Mickey Kaus:
FisbhowlDC asks:
Why can't both sides just understand that one wouldn't be nearly as effective without the other, and that blogging--despite how much fun it is--would be nowhere without the "mainstream" reporters who, actually, manage to get most of their stories correct (albeit without necessarily agreeing with your particular viewpoint)?
That's the usual symbiotic template--reporters report, bloggers opine. But on the Eason Jordan story, bloggers like Abovitz, Sisyphean Musings and Michelle Malkin did actual reporting, while the New York Times kind of just sat there for two weeks, no? ... Of course, when it was all over the Times did deploy three reporters who managed to a) mislead readers as to Jeff Jarvis' stance and b) raise fears about the "growing power of rampant, unedited dialogue."
Makes you wonder sometimes who the drooling morons are.
Kind of makes you wonder when they are going to ask for subsidies and protective tariffs.
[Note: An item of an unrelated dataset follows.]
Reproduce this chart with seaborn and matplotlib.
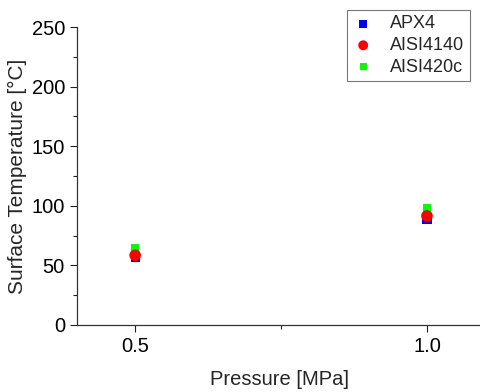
import matplotlib
matplotlib.use("Agg")
import matplotlib.pyplot as plt
import seaborn as sns
import pandas as pd
from matplotlib.ticker import MultipleLocator

sns.set_style("ticks")
plt.rcParams['font.family'] = ['Liberation Sans', 'DejaVu Sans']

pressure = [0.5, 1.0]
apx4 = [57, 89]
aisi4140 = [58.5, 91.5]
aisi420c = [64, 98]

fig = plt.figure(figsize=(4.8, 3.92), dpi=100)
ax = fig.add_axes([0.160, 0.171, 0.845, 0.760])

series = [
    ("APX4", apx4, "#0000ff", "s", 45, 2),
    ("AISI420c", aisi420c, "#00ff00", "s", 38, 3),
    ("AISI4140", aisi4140, "#ff0000", "o", 70, 4),
]
for name, vals, col, mk, sz, z in series:
    df = pd.DataFrame({"p": pressure, "t": vals})
    sns.scatterplot(data=df, x="p", y="t", color=col, marker=mk, s=sz,
                    edgecolor="none", ax=ax, zorder=z, label=name)

h, l = ax.get_legend_handles_labels()
order = ["APX4", "AISI4140", "AISI420c"]
hh = [h[l.index(o)] for o in order]
leg = ax.legend(hh, order, loc="upper right", bbox_to_anchor=(0.969, 1.057),
                borderaxespad=0,
                frameon=True, fancybox=False, edgecolor="#555555",
                fontsize=13, handletextpad=0.9, borderpad=0.3,
                labelspacing=0.25, handlelength=1.2, markerscale=0.85)
leg.get_frame().set_linewidth(0.8)

ax.set_xlim(0.4, 1.095)
ax.set_ylim(0, 250)
ax.set_xticks([0.5, 1.0])
ax.set_xticklabels(["0.5", "1.0"])
ax.xaxis.set_minor_locator(MultipleLocator(0.25))
ax.set_yticks([0, 50, 100, 150, 200, 250])
ax.yaxis.set_minor_locator(MultipleLocator(25))
ax.tick_params(axis="both", which="major", direction="out", length=5,
               width=0.8, labelsize=14.5, colors="#222222", labelcolor="black")
ax.tick_params(axis="both", which="minor", direction="out", length=3, width=0.8,
               colors="#222222")
for sp in ["left", "bottom"]:
    ax.spines[sp].set_color("#333333")
    ax.spines[sp].set_linewidth(0.9)
sns.despine(ax=ax)

ax.set_xlabel("Pressure [MPa]", fontsize=14.5, labelpad=10)
ax.set_ylabel("Surface Temperature [°C]", fontsize=15, labelpad=3)

fig.savefig("out.png", dpi=100)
Nothing to see here folks, just a slight whiff of terror coming from the Press Club.
fears about the "growing power of rampant, unedited dialogue."
They're afraid of free speech?
No, you don't have to wonder who the drooling morons are for long. Just read.
The blogs DO need the conventional media. To me the blogs help cull and fact-check and interpret the major (paid) press. I now use the blogs primarily to point me to things in the major media around the world that I would otherwise miss. But usually these stories are first reported in the convential press -- now as in the case of Rathergate, there may be something that they unintentionally dig up that they didn't know about (like FORGED documents).
To say that the blogs are not edited or fact-checked is incorrect. We are all the editors and fact-checkers. Just try to post something questionable and you'll be discredited in 2 seconds by someone you've never met halfway around the world who just became your editor as soon as he read your post. The difference is, on the blog, the editing is in real-time and continuous.
Note also that the format reporters adhere to imposes extreme, and in the internet age, ridiculous space and time limitations that necessarily excise from their purview most of what is important to their readers.
Oh we see exactly who they are. Cristal.